__EXERCISE REQUIREMENTS__. Copy out each line in the material below that has the word "this".
☆ ☆ ☆ ☆ ☆ ☆ ☆
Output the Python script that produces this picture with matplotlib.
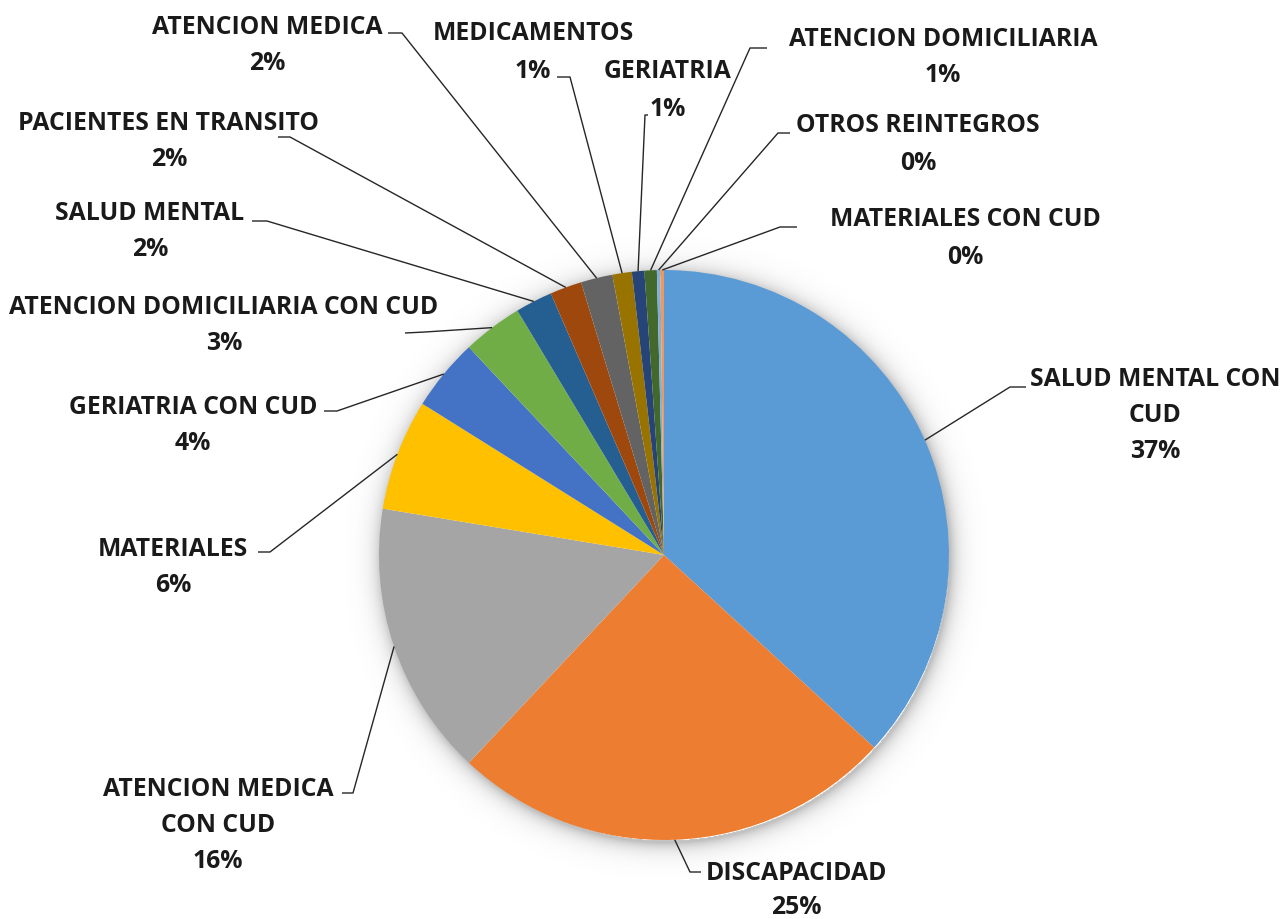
import numpy as np
import matplotlib
matplotlib.use("Agg")
import matplotlib.pyplot as plt

# Share of each category (percent)
categories = [
    "SALUD MENTAL CON CUD", "DISCAPACIDAD", "ATENCION MEDICA CON CUD",
    "MATERIALES", "GERIATRIA CON CUD", "ATENCION DOMICILIARIA CON CUD",
    "SALUD MENTAL", "PACIENTES EN TRANSITO", "ATENCION MEDICA",
    "MEDICAMENTOS", "GERIATRIA", "ATENCION DOMICILIARIA",
    "OTROS REINTEGROS", "MATERIALES CON CUD",
]
shares = [36.8, 25.2, 15.6, 6.3, 4.1, 3.4, 2.1, 1.8, 1.8, 1.1, 0.7, 0.7, 0.2, 0.2]

# How each category name is broken over lines in its label
label_lines = [
    ["SALUD MENTAL CON", "CUD"], ["DISCAPACIDAD"], ["ATENCION MEDICA", "CON CUD"],
    ["MATERIALES"], ["GERIATRIA CON CUD"], ["ATENCION DOMICILIARIA CON CUD"],
    ["SALUD MENTAL"], ["PACIENTES EN TRANSITO"], ["ATENCION MEDICA"],
    ["MEDICAMENTOS"], ["GERIATRIA"], ["ATENCION DOMICILIARIA"],
    ["OTROS REINTEGROS"], ["MATERIALES CON CUD"],
]

colors = ["#5B9BD5", "#ED7D31", "#A5A5A5", "#FFC000", "#4472C4", "#70AD47",
          "#255E91", "#9E480E", "#636363", "#997300", "#264478", "#43682B",
          "#7CAFDD", "#F1975A"]

W, H = 1285, 919
CX, CY, R = 664, 555, 285   # pie centre / radius in pixels (y from top)

# label layout in pixels: text centre x, first line y, line step,
# elbow of leader, leader end
label_layout = [
    (1155, 377, 36, (1010, 387), (1026, 387)),
    (796, 871, 34, (690, 872), (701, 872)),
    (218, 787, 36, (353, 793), (342, 793)),
    (173, 548, 36, (270, 552), (258, 552)),
    (193, 405, 36, (337, 411), (324, 411)),
    (224, 306, 36, (425, 332), (405, 333)),
    (150, 212, 36, (267, 221), (252, 221)),
    (169, 121, 36, (290, 137), (278, 137)),
    (267, 26, 36, (402, 33), (388, 33)),
    (533, 32, 38, (570, 77), (557, 77)),
    (668, 70, 38, (645, 115), (648, 115)),
    (943, 37, 37, (750, 48), (767, 48)),
    (918, 124, 38, (778, 133), (790, 133)),
    (965, 217, 38, (780, 227), (797, 227)),
]


def py(y):
    return H - y


fig = plt.figure(figsize=(W / 100, H / 100), dpi=100)
ax = fig.add_axes([0, 0, 1, 1])

# soft shadow around the pie
gx, gy = np.meshgrid(np.arange(CX - R - 40, CX + R + 40),
                     np.arange(py(CY) - R - 40, py(CY) + R + 40))
d = np.hypot(gx - CX - 2, gy - py(CY) + 3)
alpha = np.where(d >= R - 2, 0.38 * np.exp(-np.clip(d - R, 0, None) / 8.5), 0.0)
shadow = np.zeros(d.shape + (4,))
shadow[..., :3] = 0.35
shadow[..., 3] = alpha
ax.imshow(shadow, extent=(gx.min(), gx.max(), gy.min(), gy.max()),
          origin="lower", zorder=0, interpolation="bilinear")

wedges, _ = ax.pie(shares, colors=colors, startangle=90, counterclock=False,
                   center=(CX, py(CY)), radius=R,
                   wedgeprops=dict(linewidth=0, zorder=2))

ax.set_xlim(0, W)
ax.set_ylim(0, H)
ax.set_aspect("equal")
ax.axis("off")

font = dict(family="Open Sans", weight="bold", size=17.8, color="#1a1a1a")
CAP = 8.5

for w, val, lines, (tx, ty, step, elbow, end) in zip(wedges, shares, label_lines,
                                                     label_layout):
    mid = np.deg2rad((w.theta1 + w.theta2) / 2)
    ax_pt = (CX + R * np.cos(mid), py(CY) + R * np.sin(mid))
    xs = [ax_pt[0], elbow[0], end[0]]
    ys = [ax_pt[1], py(elbow[1]), py(end[1])]
    ax.plot(xs, ys, color="#262626", lw=1.0, zorder=3, solid_capstyle="butt")
    texts = lines + [f"{round(val)}%"]
    for i, t in enumerate(texts):
        ax.text(tx, py(ty + i * step + CAP), t, ha="center", va="baseline",
                zorder=4, **font)

fig.savefig("out.png", dpi=100, facecolor="white")
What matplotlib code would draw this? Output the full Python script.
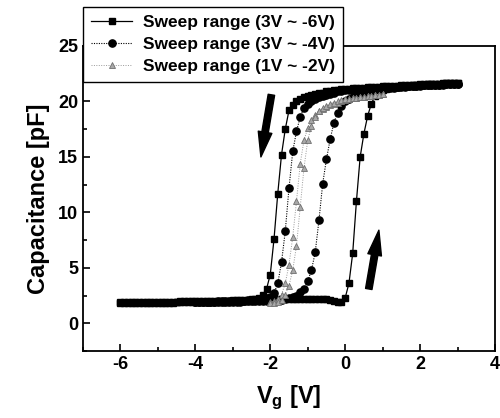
☆ ☆ ☆ ☆ ☆ ☆ ☆
__FINAL RESULT__.
Output the Python script that produces this picture with matplotlib.
What matplotlib code would draw this? Output the full Python script.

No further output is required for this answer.